Many central European founders move their operations and headquarters to the US early on, but often struggle to build a client base and team, and raise money from foreign investors.

Booksy was no exception. Batory himself moved to California and relocated the company’s headquarters stateside but, he recalls, the progress in growth for many years was “hard, bad and ineffective.”

Advertisement

But he didn’t give up. “Numbers don’t show the whole story,” he says. He was convinced that even acquiring two clients in one month could be a gamechanger for the business.

One challenge was the differences between the markets in America and Europe. In the US, the beauty market is more fragmented and there are many more independent contractors than in Europe.

The demographics also vary. People tend to use completely different services and outlets in the beauty sector based on their ethnicity, he says. “It influences a go-to-market market, and it also influences unit economics,” he adds.

Batory also found it hard to convince American investors to back his startup. 

They liked the product, but they were less sure about its founders, who were not Stanford grads, didn’t know anyone and had never worked at Google. 

 “It was a bigger risk to back a founder [like me],” Batory says.  

From SaaS to a marketplace

 Initially, Batory tried different sales approaches in Poland and in the US. In Poland, he hired field salesmen, who went from one hairdresser to another selling the product. In the US, marketing and sales were exclusively digital. 

But after a couple of years, it turned out that even if direct sales were more challenging and more expensive, they were bringing in much better results. 

“It was difficult to scale and problematic [but] after three years [it] turned into an advantage,” he says. 

So Booksy decided to try it out in the US, too. Batory picked three cities where they already had a presence — Orlando and Tampa in Florida and San Antonio in Texas — and began there. But the first two years were not a huge success, and then the Covid pandemic hit. Batory was forced to lay off 70% of his staff worldwide and temporarily pivot into new services — such as offering online appointments —  in order to get through the pandemic. 

At the beginning of 2021, Booksy raised a $70m Series C and immediately relaunched the direct sales model that had worked so well in the Polish market in a dozen US cities, including New York, Washington, Boston and Las Vegas. 
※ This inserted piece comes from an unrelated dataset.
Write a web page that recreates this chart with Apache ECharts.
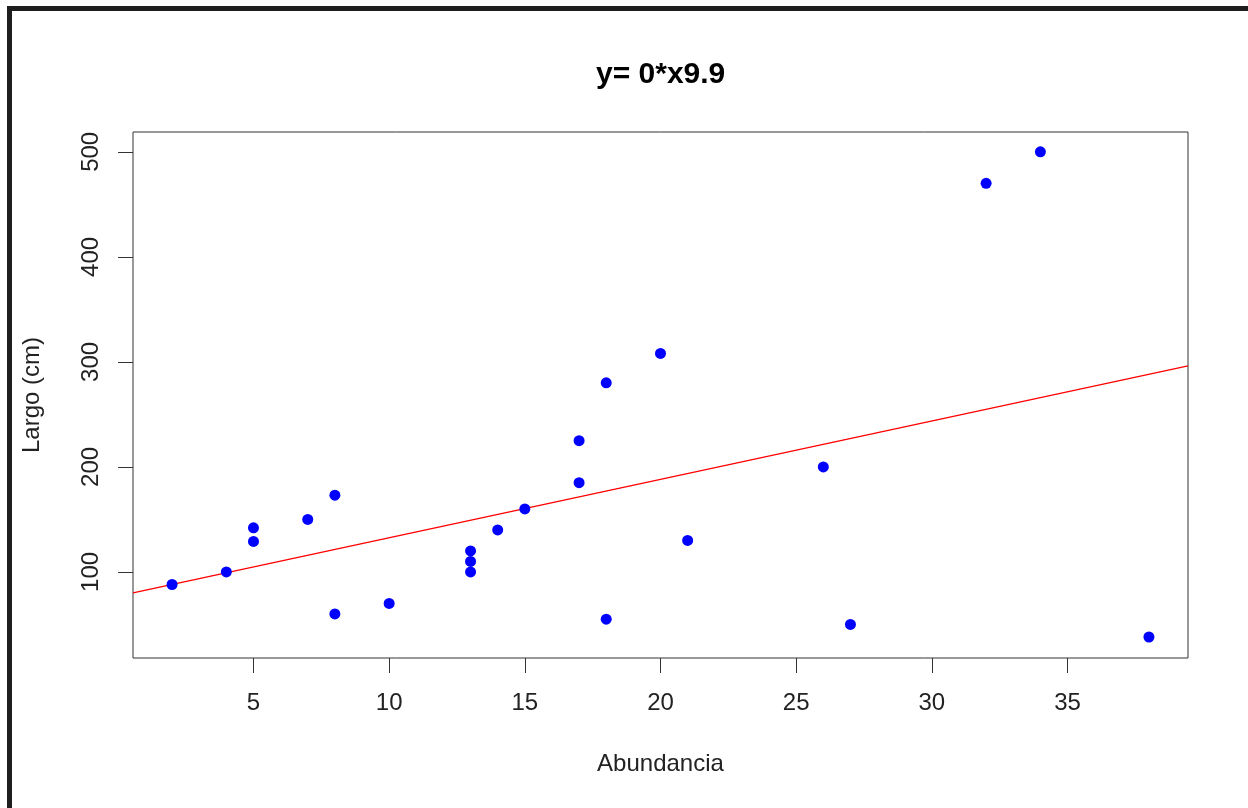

Booksy Founders Konrad Howard and Stefan Batory
Booksy Founders Konrad Howard and Stefan Batory

The path towards profitability 

It was expensive, and at the beginning of 2022, Booksy needed to raise again. But given the fundraising environment, Batory opted to pursue profitability instead. He laid off nearly 40% of Booksy’s staff, postponed several strategic projects and cancelled the expensive field sales model altogether. 

“Today, 12 months later, I can say that it was a very good decision,” he says. 
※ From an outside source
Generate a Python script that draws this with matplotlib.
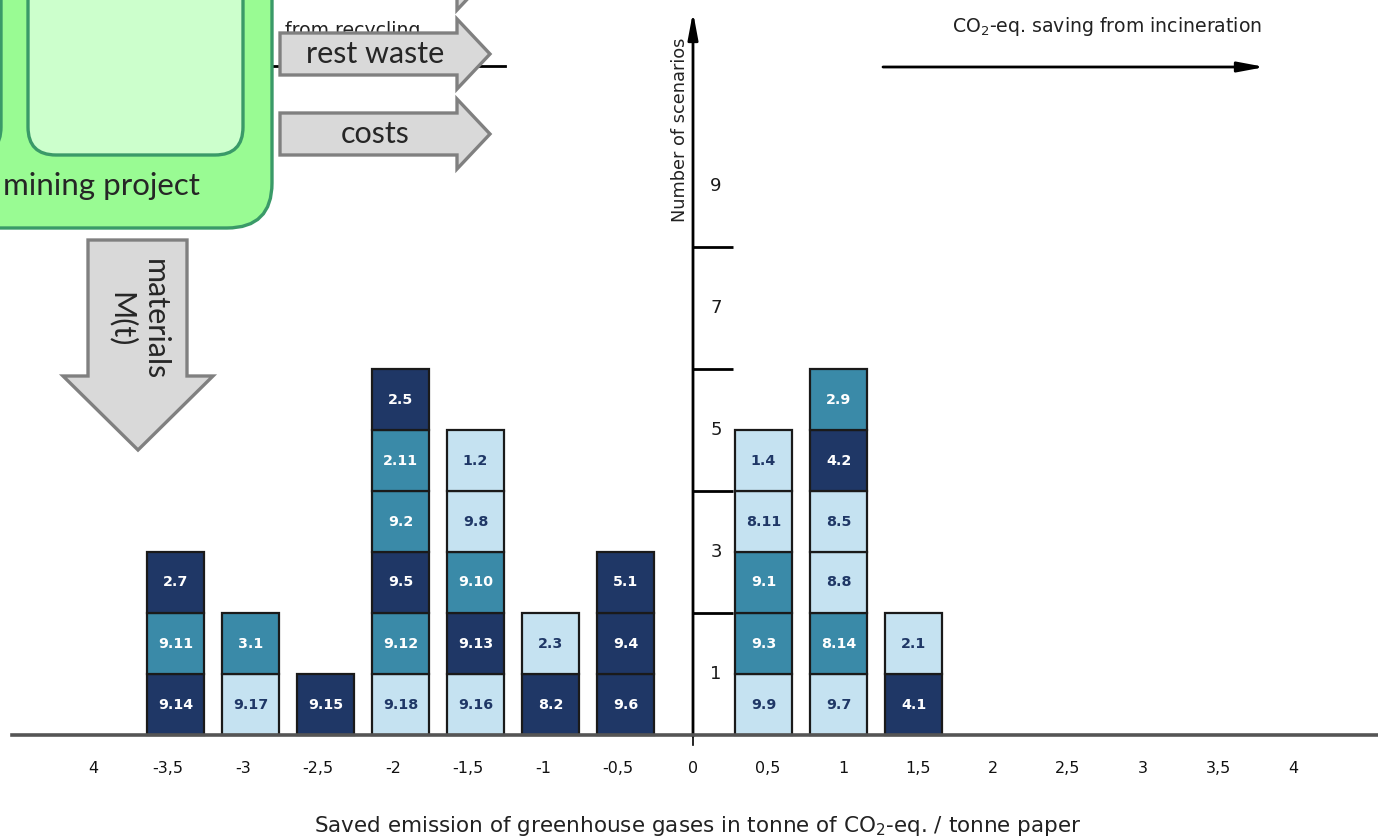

“It turned out the flywheel was strong enough that we’re still growing in the US.” 

The company is now profitable and is continuing to grow in its five markets, including the US. Batory is confident that the Inovia partnership will only improve this trajectory. 
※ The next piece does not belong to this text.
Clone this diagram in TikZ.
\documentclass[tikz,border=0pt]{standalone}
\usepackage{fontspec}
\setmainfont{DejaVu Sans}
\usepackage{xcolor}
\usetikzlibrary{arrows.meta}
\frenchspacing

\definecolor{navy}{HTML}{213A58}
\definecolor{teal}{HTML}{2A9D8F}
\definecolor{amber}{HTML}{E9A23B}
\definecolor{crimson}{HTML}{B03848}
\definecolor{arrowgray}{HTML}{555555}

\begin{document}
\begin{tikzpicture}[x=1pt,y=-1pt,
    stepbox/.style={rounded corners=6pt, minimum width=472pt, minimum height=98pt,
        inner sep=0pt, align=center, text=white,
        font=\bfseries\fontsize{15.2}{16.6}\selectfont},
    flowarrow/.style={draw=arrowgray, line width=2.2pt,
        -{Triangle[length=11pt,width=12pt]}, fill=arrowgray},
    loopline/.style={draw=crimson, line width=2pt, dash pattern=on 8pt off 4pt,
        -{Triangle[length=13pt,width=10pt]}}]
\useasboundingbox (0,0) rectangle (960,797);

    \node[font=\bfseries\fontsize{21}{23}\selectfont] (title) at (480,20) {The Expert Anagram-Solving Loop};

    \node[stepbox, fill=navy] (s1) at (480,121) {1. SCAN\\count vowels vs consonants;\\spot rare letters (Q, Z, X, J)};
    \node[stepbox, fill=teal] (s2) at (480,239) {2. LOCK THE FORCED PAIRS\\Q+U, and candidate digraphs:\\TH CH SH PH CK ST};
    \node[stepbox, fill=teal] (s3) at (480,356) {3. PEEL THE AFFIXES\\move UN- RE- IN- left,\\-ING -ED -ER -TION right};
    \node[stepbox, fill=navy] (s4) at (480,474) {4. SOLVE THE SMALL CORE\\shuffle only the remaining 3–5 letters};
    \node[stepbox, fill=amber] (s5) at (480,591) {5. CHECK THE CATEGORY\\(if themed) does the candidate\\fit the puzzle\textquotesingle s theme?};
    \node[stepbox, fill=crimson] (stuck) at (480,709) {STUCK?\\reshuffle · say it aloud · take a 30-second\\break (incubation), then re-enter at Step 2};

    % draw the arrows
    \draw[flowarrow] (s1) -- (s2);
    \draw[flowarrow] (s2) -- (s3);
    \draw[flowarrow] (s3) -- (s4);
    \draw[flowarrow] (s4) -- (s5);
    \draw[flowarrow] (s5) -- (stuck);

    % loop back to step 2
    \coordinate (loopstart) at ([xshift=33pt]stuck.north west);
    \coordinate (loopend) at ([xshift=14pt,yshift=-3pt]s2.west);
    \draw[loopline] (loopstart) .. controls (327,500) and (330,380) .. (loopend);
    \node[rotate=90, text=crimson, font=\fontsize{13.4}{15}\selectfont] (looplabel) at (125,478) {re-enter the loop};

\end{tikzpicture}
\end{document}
“I’ve been building a relationship with investors. I’ve been showing them where we’re going, what we're building, what our plans are. And as they see that we deliver, it builds trust,” he says. 

When it comes to next steps, and the prospects of, for example, a public listing, Batory says it’s on the cards in several years’ time but he’s not getting carried away.

“It won’t sound very inspiring,” he says about his plans for the nearest future. “We’re the biggest and the fastest growing marketplace on our market… We’re running a marathon and we’re on the fifth kilometre. We don’t want to lose the leadership position. We want to win this race.”